▸ **Data block**
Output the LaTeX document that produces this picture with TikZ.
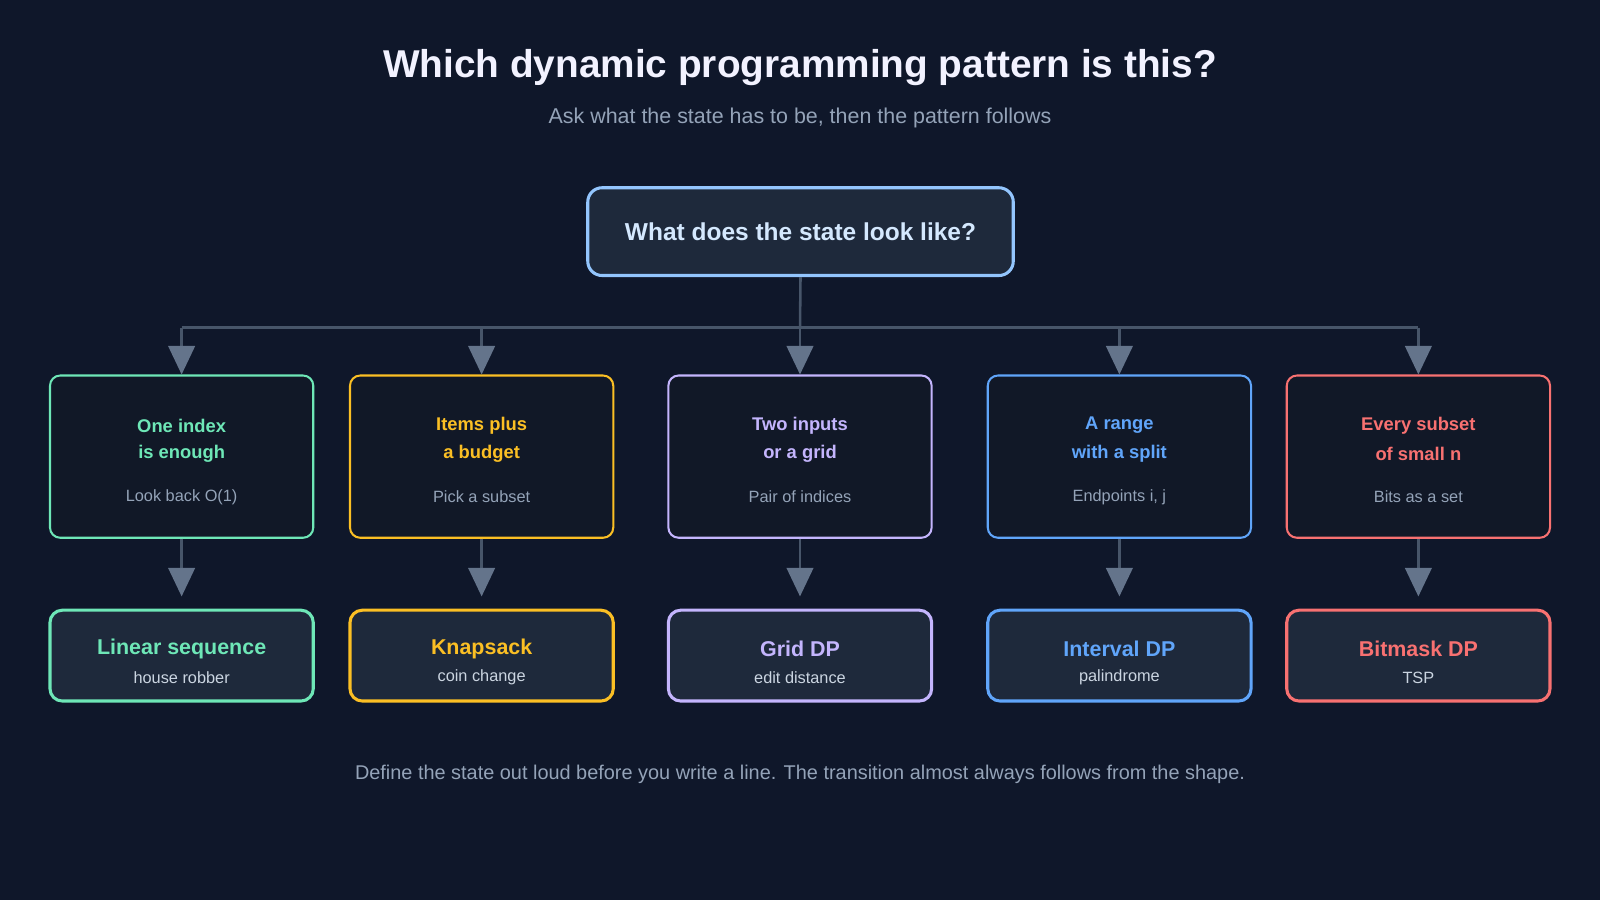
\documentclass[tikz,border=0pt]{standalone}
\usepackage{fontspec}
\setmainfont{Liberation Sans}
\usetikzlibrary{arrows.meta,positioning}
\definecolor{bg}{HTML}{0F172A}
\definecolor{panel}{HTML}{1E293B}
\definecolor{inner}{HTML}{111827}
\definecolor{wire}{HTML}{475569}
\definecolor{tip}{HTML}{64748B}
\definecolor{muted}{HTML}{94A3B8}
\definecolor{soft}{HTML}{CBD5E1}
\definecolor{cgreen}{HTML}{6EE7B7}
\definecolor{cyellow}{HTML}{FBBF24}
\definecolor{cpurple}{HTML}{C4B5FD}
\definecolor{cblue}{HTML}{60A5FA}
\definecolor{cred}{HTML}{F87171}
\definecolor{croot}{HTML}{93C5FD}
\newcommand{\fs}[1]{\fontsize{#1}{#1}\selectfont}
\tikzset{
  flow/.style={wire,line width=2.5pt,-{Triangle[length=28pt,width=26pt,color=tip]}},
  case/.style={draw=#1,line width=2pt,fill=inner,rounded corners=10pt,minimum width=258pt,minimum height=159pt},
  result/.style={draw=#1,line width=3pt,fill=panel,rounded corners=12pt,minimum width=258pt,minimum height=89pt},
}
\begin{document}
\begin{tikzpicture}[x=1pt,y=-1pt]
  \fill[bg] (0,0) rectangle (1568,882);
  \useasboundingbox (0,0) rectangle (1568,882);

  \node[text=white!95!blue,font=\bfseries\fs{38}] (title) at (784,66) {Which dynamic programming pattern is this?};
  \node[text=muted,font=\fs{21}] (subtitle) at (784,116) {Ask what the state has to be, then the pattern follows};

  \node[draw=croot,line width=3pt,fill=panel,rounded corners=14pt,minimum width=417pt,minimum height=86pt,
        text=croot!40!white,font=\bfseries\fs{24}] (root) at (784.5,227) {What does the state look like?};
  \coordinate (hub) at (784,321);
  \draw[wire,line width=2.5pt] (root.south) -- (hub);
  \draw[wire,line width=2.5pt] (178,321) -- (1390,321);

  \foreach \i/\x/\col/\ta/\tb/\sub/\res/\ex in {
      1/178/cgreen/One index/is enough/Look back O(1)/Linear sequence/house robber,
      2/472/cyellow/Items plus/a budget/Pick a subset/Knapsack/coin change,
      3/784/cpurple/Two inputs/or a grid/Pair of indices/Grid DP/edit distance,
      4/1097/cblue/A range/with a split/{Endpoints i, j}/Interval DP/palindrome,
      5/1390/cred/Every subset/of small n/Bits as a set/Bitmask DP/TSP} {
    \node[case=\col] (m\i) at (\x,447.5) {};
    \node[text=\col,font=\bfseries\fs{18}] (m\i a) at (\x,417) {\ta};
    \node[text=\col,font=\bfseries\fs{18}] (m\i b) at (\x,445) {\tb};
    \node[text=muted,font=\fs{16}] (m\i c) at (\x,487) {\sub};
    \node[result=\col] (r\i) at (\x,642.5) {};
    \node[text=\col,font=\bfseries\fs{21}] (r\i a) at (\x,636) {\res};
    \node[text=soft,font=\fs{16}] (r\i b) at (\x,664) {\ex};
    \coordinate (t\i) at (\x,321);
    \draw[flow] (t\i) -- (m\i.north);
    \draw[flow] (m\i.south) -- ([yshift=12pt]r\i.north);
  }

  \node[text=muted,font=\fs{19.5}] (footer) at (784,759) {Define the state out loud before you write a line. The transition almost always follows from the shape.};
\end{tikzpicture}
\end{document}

▸ **Task description**
Starting with the first line of the data above and ending with the line containing "(178,321) -- (1390,321);", please restate every line exactly, leaving images out.

▸ **Answer to the task**
Output the LaTeX document that produces this picture with TikZ.
\documentclass[tikz,border=0pt]{standalone}
\usepackage{fontspec}
\setmainfont{Liberation Sans}
\usetikzlibrary{arrows.meta,positioning}
\definecolor{bg}{HTML}{0F172A}
\definecolor{panel}{HTML}{1E293B}
\definecolor{inner}{HTML}{111827}
\definecolor{wire}{HTML}{475569}
\definecolor{tip}{HTML}{64748B}
\definecolor{muted}{HTML}{94A3B8}
\definecolor{soft}{HTML}{CBD5E1}
\definecolor{cgreen}{HTML}{6EE7B7}
\definecolor{cyellow}{HTML}{FBBF24}
\definecolor{cpurple}{HTML}{C4B5FD}
\definecolor{cblue}{HTML}{60A5FA}
\definecolor{cred}{HTML}{F87171}
\definecolor{croot}{HTML}{93C5FD}
\newcommand{\fs}[1]{\fontsize{#1}{#1}\selectfont}
\tikzset{
  flow/.style={wire,line width=2.5pt,-{Triangle[length=28pt,width=26pt,color=tip]}},
  case/.style={draw=#1,line width=2pt,fill=inner,rounded corners=10pt,minimum width=258pt,minimum height=159pt},
  result/.style={draw=#1,line width=3pt,fill=panel,rounded corners=12pt,minimum width=258pt,minimum height=89pt},
}
\begin{document}
\begin{tikzpicture}[x=1pt,y=-1pt]
  \fill[bg] (0,0) rectangle (1568,882);
  \useasboundingbox (0,0) rectangle (1568,882);

  \node[text=white!95!blue,font=\bfseries\fs{38}] (title) at (784,66) {Which dynamic programming pattern is this?};
  \node[text=muted,font=\fs{21}] (subtitle) at (784,116) {Ask what the state has to be, then the pattern follows};

  \node[draw=croot,line width=3pt,fill=panel,rounded corners=14pt,minimum width=417pt,minimum height=86pt,
        text=croot!40!white,font=\bfseries\fs{24}] (root) at (784.5,227) {What does the state look like?};
  \coordinate (hub) at (784,321);
  \draw[wire,line width=2.5pt] (root.south) -- (hub);
  \draw[wire,line width=2.5pt] (178,321) -- (1390,321);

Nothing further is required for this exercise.